Indeed, a very sacred and special species. We can learn so much from those wondrous beings who are part the sea, its spirit and its immortal magic. Thank you for sharing this, what a pleasure to read!

My Best always
to you and yours,
Stay safe and be well

Wendy

Dear Terri

First, let me say it's wonderful to see you back and feeling better. Thank you sooooo much for this wondrous post. I love the essence of Philip Marsden's view of Selkies and the subject, itself. They are haunting creatures and in some way as I read about them, feel a personal kinship. The pictures and artwork are sublime!

Thank you!
My best always
Wendy

Ash and Foam

There were whole families in Ireland and Scotland who were known to have the seal blood in them,
Philip Marsden

Unbundled and burned
your letters haunt the hearth
in a voice of ash; and only I hear
what lingers of the lines.

A forbidden love
and landscape that led
us to meet in secret, old arbors
pleached in green. A place
that bound partners
with more than vine and fruit.
the spell of evenfall, the beautiful chill
of things unseen.

Yet out of fear
I set parchment to flame
and left the house in haste
to watch for your ship
sailing in, to warn of wrath
the elders stoked,
and there I slipped

off a slick edge of stone
falling from the cliff
into the sea
with her belt of shore birds.
circling the tide. Swiftly

she sank my form
into her flounces of foam;
and hours after
when twilight seeped
the moon in fog --
I arose with salt drops
impearling my hair
and cried your name. Not

a woman gone to her death
but back to the wave
tumbling out kelp leaves
and a maiden's sealskin

I had yet to smooth
with immortal hands,
and by the will of my kin,
my blood line
reclaim.


Wendy, thanks for both the nice words about my poem and this precious gift of aperfect selchie poem which you MUST send out--Asimov's, Tor.com, CoffinBell, Uncanny--somewhere!!!

Jane

SHE TASTED SALT
(The mating of the Selkie)
She tasted salt on his lips,
And his voice roared oceans in storm
When he raged at the prison
She'd made.
But in the calms that came after,
His presence was like soft-dawning skies,
Defined by the wings of a bird
That slid a slow diminuendo
To distance.

Hi Jane,

The Jewish diaspora spread wide indeed! Beautiful poem; I love the idea of non-kosher shellfish causing a second expulsion from the Garden.
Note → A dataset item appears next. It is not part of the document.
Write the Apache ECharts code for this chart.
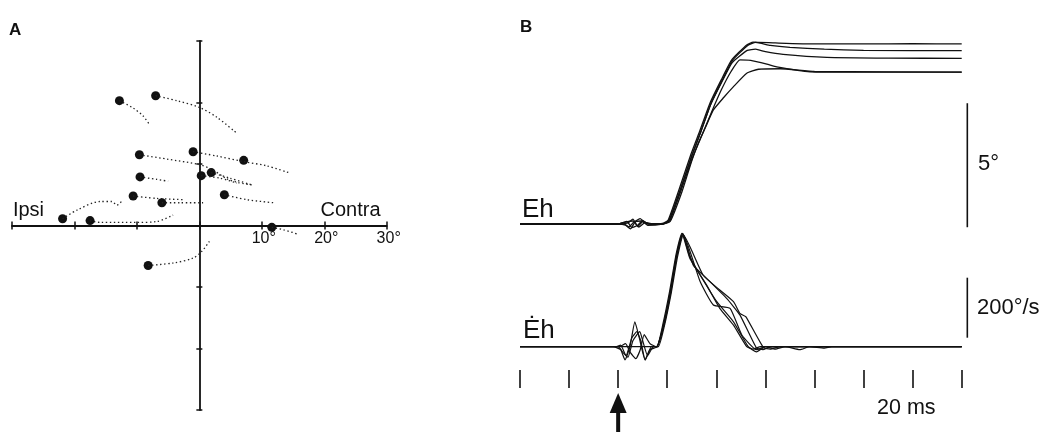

Wendy, love your imagery; you're a wordsmith indeed.

Hi Jane

Thank you so much for the lovely comment on my poem. I deeply appreciate it!!! I am in the process of submitting right now, this poem is definitely among them, and your magazine tips will be of immense help.

Again, many thanks,
Please take care
my best
Wendy

Hi Stuart,

A beautiful and intense poem here. I like this viewpoint taken from the male selkie and how the rage calms into something softer, deeper --

But in the calms that came after,
His presence was like soft-dawning skies,
Defined by the wings of a bird
That slid a slow diminuendo
To distance.

Wonderful use of the bird image and that phrasing of "slow diminuendo". Perfect!
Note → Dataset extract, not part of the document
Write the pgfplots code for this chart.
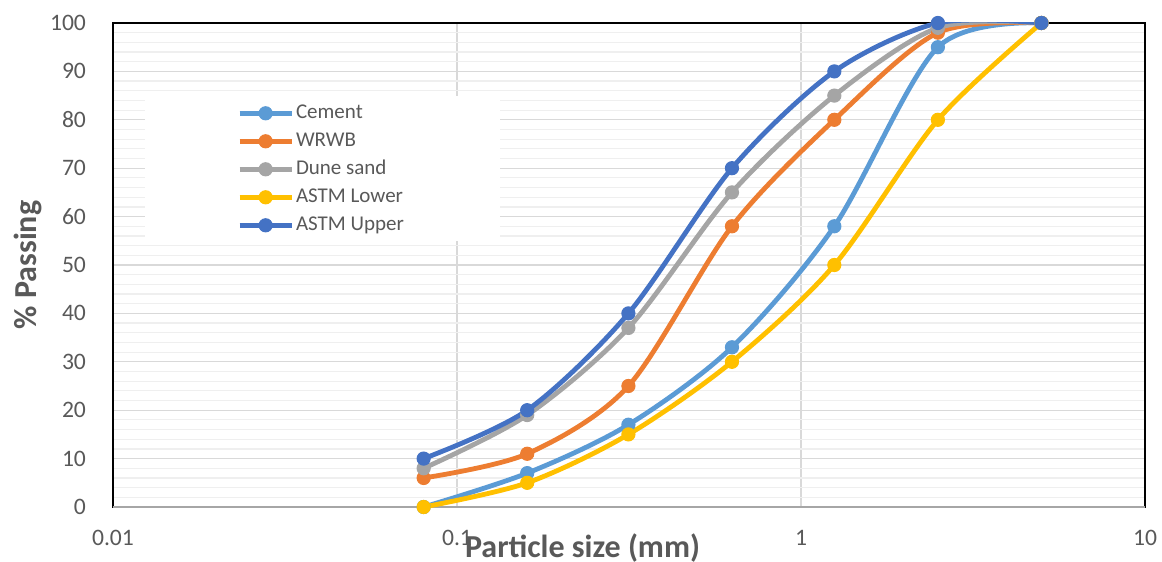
\documentclass[border=0pt]{standalone}
\usepackage{fontspec}
\setmainfont{Carlito}
\usepackage{pgfplots}
\pgfplotsset{compat=1.18}
\usetikzlibrary{calc}
\definecolor{cement}{HTML}{5B9BD5}
\definecolor{wrwb}{HTML}{ED7D31}
\definecolor{dune}{HTML}{A5A5A5}
\definecolor{astmlow}{HTML}{FFC000}
\definecolor{astmup}{HTML}{4472C4}
\definecolor{tickgray}{HTML}{595959}
\definecolor{gridmaj}{HTML}{D9D9D9}
\definecolor{gridmin}{HTML}{EFEFEF}
\begin{document}
\begin{tikzpicture}
\begin{axis}[
    scale only axis,
    width=516pt, height=242pt,
    xmode=log,
    xmin=0.01, xmax=10, ymin=0, ymax=100,
    xtick={0.01,0.1,1,10}, xticklabels={0.01,0.1,1,10},
    ytick={0,10,...,100}, minor y tick num=4,
    major tick length=0pt, minor tick length=0pt,
    xmajorgrids, ymajorgrids, yminorgrids,
    major grid style={draw=gridmaj, line width=0.6pt},
    minor grid style={draw=gridmin, line width=0.6pt},
    axis line style={black, line width=1.4pt},
    /pgf/number format/assume math mode=true,
    tick label style={font=\fontsize{11.8}{14}\selectfont, text=tickgray},
    yticklabel style={xshift=-10pt},
    xticklabel style={yshift=-8pt},
    xlabel={Particle size (mm)},
    ylabel={\% Passing},
    xlabel style={at={(axis description cs:0.455,-0.0847)}, anchor=center,
        font=\bfseries\fontsize{16}{19}\selectfont, text=tickgray},
    ylabel style={at={(axis description cs:-0.0824,0.5)}, anchor=center,
        font=\bfseries\fontsize{16}{19}\selectfont, text=tickgray},
    legend style={at={(axis description cs:0.12,0.838)}, anchor=north west,
        draw=none, fill=none, inner sep=0pt, row sep=2.5pt,
        font=\fontsize{10.5}{12}\selectfont, text=tickgray,
        nodes={inner sep=1pt, text height=7.5pt, text depth=2pt}},
    legend cell align=left,
    legend image code/.code={\draw[mark repeat=2,mark phase=2,#1]
        plot coordinates {(0pt,0pt) (13pt,0pt) (26pt,0pt)};},
    every axis plot/.append style={line width=2.4pt, smooth, mark=*,
        mark size=3.3pt, mark options={line width=0.5pt}},
]
\coordinate (sw) at (rel axis cs:0,0);
\coordinate (ne) at (rel axis cs:1,1);
\fill[white] (axis description cs:0.031,0.55) rectangle (axis description cs:0.375,0.849);
\draw[gray!70, line width=1pt] (rel axis cs:0,0) -- (rel axis cs:1,0);

\addplot[cement] coordinates {
    (0.08,0) (0.16,7) (0.315,17) (0.63,33) (1.25,58) (2.5,95) (5,100)
};
\addplot[wrwb] coordinates {
    (0.08,6) (0.16,11) (0.315,25) (0.63,58) (1.25,80) (2.5,98) (5,100)
};
\addplot[dune] coordinates {
    (0.08,8) (0.16,19) (0.315,37) (0.63,65) (1.25,85) (2.5,99) (5,100)
};
\addplot[astmlow] coordinates {
    (0.08,0) (0.16,5) (0.315,15) (0.63,30) (1.25,50) (2.5,80) (5,100)
};
\addplot[astmup] coordinates {
    (0.08,10) (0.16,20) (0.315,40) (0.63,70) (1.25,90) (2.5,100) (5,100)
};
\legend{Cement, WRWB, Dune sand, ASTM Lower, ASTM Upper}
\end{axis}
\pgfresetboundingbox
\path ($(sw)+(-56.5pt,-27pt)$) rectangle ($(ne)+(8.5pt,11.5pt)$);
\end{tikzpicture}
\end{document}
Also thanks so much for reading my poem and your gracious comment. I deeply appreciate it and glad you liked the poem.

My best,
Wendy

Stuart--I love this poem, the angle (as Wendy pints out), the young woman as
the aggressor. The last 2 lines: PERFECT

Jane

Thank you Jane and Wendy. The poem is told from the perspective of a male Selkie because the first time I ever heard the legend of the seal people was when I was very young and watching a TV programme called 'Jackanory' (Cockney rhyming slang for 'Story'). This particular tale told of a young Scottish woman who married a mysterious and very beautiful man. She didn't find out that he was a Selkie until she was told to look at his ears that were hidden beneath his long hair. Thinking this advice strange she waited until her husband was asleep and when she drew back his hair she found that, like a seal, he didn't have any external ears! I can't remember how it ended, though I think he confessed to being a selkie and went back to the sea leaving the woman broken hearted.

Ears

"Seals have no ears, my dear,"
her grandmother said,
her voice stormy,
but not yet raging,
for her moods were changeable
as the sea.
The child did not understand
the old woman then,
but now, lying by her new lad,
the only one who had ever understood
her need for water and silence,
she pulled his dark hair back
as he slept, to kiss his mouth,
his long, strong neck,
waking him to her will.
Knew him for a selchie then,
for he had no ears,
only a smooth space
where the skull begins.
She let him plunge inside her
as if she was water,
her bones like seaweed,
her smile the moon rise
over the breaking waves.


©2020 Jane Yolen all rights reserved

Jane this is both beautiful and sensual. I marvel at your ability to poetically react to the comments and the poems of others so aptly and with such precision. Like Wendy you are a skilled wordsmith, but with the added perspective and wisdom of experience.

Hi Jane

She let him plunge inside her
as if she was water,
her bones like seaweed,
her smile the moon rise
over the breaking waves.

Absolutely gorgeous, this wondrous poem!! Love the sense of strength and tenderness in this piece, and those ending lines just haunt with melodic intensity. I was with the speaker from begining to end, loving the way this old woman handled the child and the realization of his identity. Great read , thank you so much for sharing.

My Best always
Wendy

Have you ever seen Song of the Sea? It is a children’s movie about selkies, with beautiful animation and a melancholy feel.